Italy, Bulgaria, Romania, Spain and Croatia have allowed the use of airspace and bases, and Japan has expressed interest in helping with postwar reconstruction.
Although Bulgaria was on a list of backers released by the State Department immediately after Mr. Powell's interview, the East European nation was missing from a "definitive list" released later by Mr. Boucher.
Bulgaria was the only member of the U.N. Security Council to support publicly the U.S.-British-Spanish draft resolution authorizing the use of force against Iraq, which was never put to a vote.
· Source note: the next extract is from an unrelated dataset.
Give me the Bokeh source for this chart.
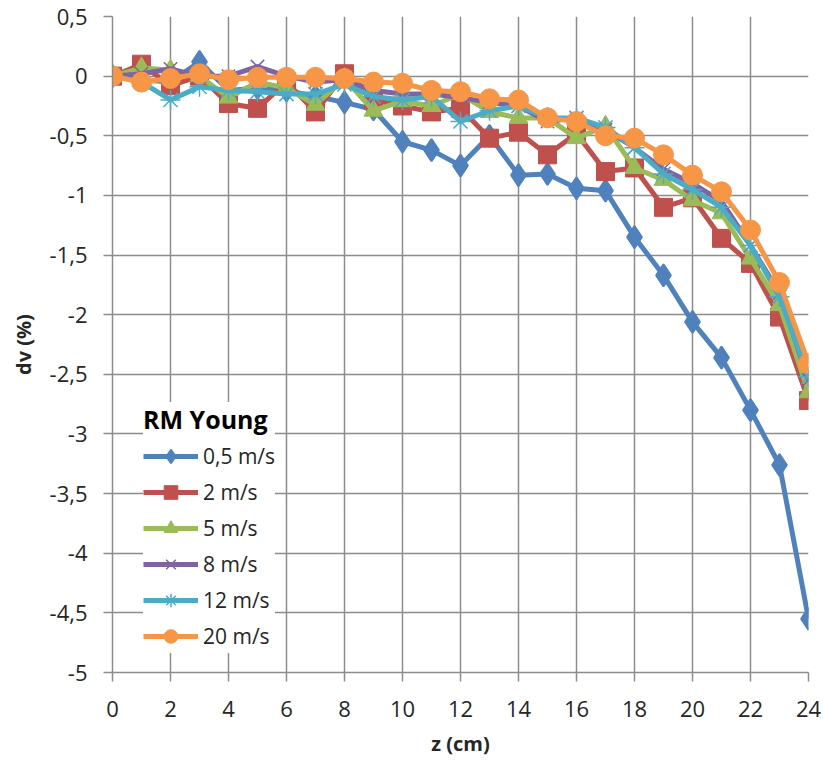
from bokeh.plotting import figure
from bokeh.models import Range1d, FixedTicker, Legend, LegendItem
from bokeh.embed import file_html
from bokeh.resources import INLINE

# ---- data ----
z_cm = list(range(25))

series_labels = ["0,5 m/s", "2 m/s", "5 m/s", "8 m/s", "12 m/s", "20 m/s"]

dv_0_5 = [0, -0.03, -0.05, 0.12, -0.12, -0.10, -0.12, -0.17, -0.22, -0.28, -0.55, -0.62,
          -0.75, -0.50, -0.83, -0.82, -0.94, -0.96, -1.35, -1.67, -2.06, -2.36, -2.80, -3.26, -4.55]
dv_2 = [0, 0.10, -0.08, 0.00, -0.23, -0.27, -0.05, -0.30, 0.02, -0.20, -0.25, -0.30,
        -0.27, -0.52, -0.47, -0.66, -0.48, -0.80, -0.77, -1.10, -1.02, -1.36, -1.57, -2.02, -2.72]
dv_5 = [0, 0.07, 0.05, 0.00, -0.18, -0.05, -0.10, -0.24, -0.02, -0.29, -0.21, -0.25,
        -0.15, -0.30, -0.35, -0.35, -0.52, -0.42, -0.77, -0.87, -1.04, -1.15, -1.53, -1.92, -2.65]
dv_8 = [0, 0.02, 0.06, 0.00, 0.00, 0.08, 0.00, -0.05, -0.03, -0.12, -0.15, -0.15,
        -0.18, -0.22, -0.25, -0.38, -0.35, -0.45, -0.60, -0.78, -0.90, -1.05, -1.42, -1.82, -2.55]
dv_12 = [0, -0.05, -0.20, -0.09, -0.12, -0.13, -0.15, -0.15, -0.07, -0.17, -0.20, -0.17,
         -0.38, -0.29, -0.25, -0.35, -0.35, -0.43, -0.60, -0.82, -0.95, -1.10, -1.42, -1.85, -2.52]
dv_20 = [0, -0.05, -0.02, 0.02, -0.03, -0.01, -0.01, -0.01, -0.02, -0.05, -0.06, -0.12,
         -0.13, -0.19, -0.20, -0.35, -0.38, -0.50, -0.52, -0.66, -0.83, -0.97, -1.29, -1.73, -2.41]

x_ticks = [0, 2, 4, 6, 8, 10, 12, 14, 16, 18, 20, 22, 24]
y_ticks = [0.5, 0, -0.5, -1, -1.5, -2, -2.5, -3, -3.5, -4, -4.5, -5]
y_tick_labels = ["0,5", "0", "-0,5", "-1", "-1,5", "-2", "-2,5", "-3", "-3,5", "-4", "-4,5", "-5"]

legend_title = "RM Young"
x_label = "z (cm)"
y_label = "dv (%)"

# ---- styles ----
FONT = "Open Sans"
GRID = "#8c8c8c"
series_values = [dv_0_5, dv_2, dv_5, dv_8, dv_12, dv_20]
colors = ["#4F81BD", "#C0504D", "#9BBB59", "#8064A2", "#4BACC6", "#F79646"]
markers = ["diamond", "square", "triangle", "x", "asterisk", "circle"]
sizes = [22, 18, 19, 19, 20, 20]
mlw = [2, 1, 1, 1.5, 1.5, 1]

p = figure(width=821, height=759, output_backend="svg", toolbar_location=None,
           x_range=Range1d(0, 24), y_range=Range1d(-5, 0.5),
           min_border_left=112, min_border_right=13, min_border_top=16, min_border_bottom=87)
p.outline_line_color = None
p.background_fill_color = "white"
p.border_fill_color = "white"

items = []
for lab, vals, c, m, s, lw in zip(series_labels, series_values, colors, markers, sizes, mlw):
    lr = p.line(z_cm, vals, line_width=5, line_color=c, line_join="round")
    sr = p.scatter(z_cm, vals, marker=m, size=s, fill_color=c, line_color=c, line_width=lw)
    items.append(LegendItem(label=lab, renderers=[lr, sr]))

p.xaxis.ticker = FixedTicker(ticks=x_ticks)
p.yaxis.ticker = FixedTicker(ticks=y_ticks)
p.yaxis.major_label_overrides = {float(t): l for t, l in zip(y_ticks, y_tick_labels)}

for ax in (p.xaxis[0], p.yaxis[0]):
    ax.axis_line_color = GRID
    ax.axis_line_width = 1.5
    ax.major_tick_line_color = GRID
    ax.major_tick_line_width = 1.5
    ax.major_tick_out = 9
    ax.major_tick_in = 0
    ax.minor_tick_line_color = None
    ax.major_label_text_font = FONT
    ax.major_label_text_font_size = "22px"
    ax.major_label_text_color = "#262626"
    ax.axis_label_text_font = FONT
    ax.axis_label_text_font_size = "20px"
    ax.axis_label_text_font_style = "bold"
    ax.axis_label_text_color = "#262626"

p.xaxis.axis_label = x_label
p.yaxis.axis_label = y_label
p.xaxis.major_label_standoff = 19
p.yaxis.major_label_standoff = 16
p.xaxis.axis_label_standoff = 10
p.yaxis.axis_label_standoff = 10

p.xgrid.grid_line_color = GRID
p.ygrid.grid_line_color = GRID
p.xgrid.grid_line_width = 1.5
p.ygrid.grid_line_width = 1.5

legend = Legend(items=items, location=(31, 19), title=legend_title)
legend.title_text_font = FONT
legend.title_text_font_size = "25px"
legend.title_text_font_style = "bold"
legend.title_text_color = "#000000"
legend.title_standoff = 3
legend.label_text_font = FONT
legend.label_text_font_size = "21px"
legend.label_text_color = "#262626"
legend.glyph_width = 55
legend.glyph_height = 34
legend.label_height = 34
legend.label_standoff = 5
legend.spacing = 2
legend.padding = 6
legend.margin = 0
legend.border_line_color = None
legend.background_fill_color = "white"
legend.background_fill_alpha = 1.0
p.add_layout(legend)

open("out.html", "w").write(file_html(p, INLINE))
U.S. aircraft are using Bulgarian airspace and a base on the Black Sea for refueling.
The Bulgarian ambassador to Washington, Elena Poptodorova, said yesterday that she was surprised that her country was not on the State Department list and confirmed that Bulgaria will support the military operation in any way it can.
Mr. Boucher said a number of countries on the list, such as Ethiopia, Eritrea and El Salvador, agreed to be named even though they could offer little practical assistance.
"In addition to [the 30] countries, there are actually another 15 or so that we know of, probably more than 15, that are cooperating with us and the coalition, are perhaps offering defensive assets in the event that Saddam resorts to the use of weapons of mass destruction," the spokesman said.
The 30 nations, together with the United States, represent about 1.1 billion people, about a sixth of the world's population.
The list includes no governments in the Arab world, although states in the six-nation Gulf Cooperation Council are giving logistical support to the U.S. forces expected to invade.
The only mainly Muslim countries in the coalition are Albania, Afghanistan, Azerbaijan and Turkey.
Mr. Boucher noted that the coalition list remains open to other nations.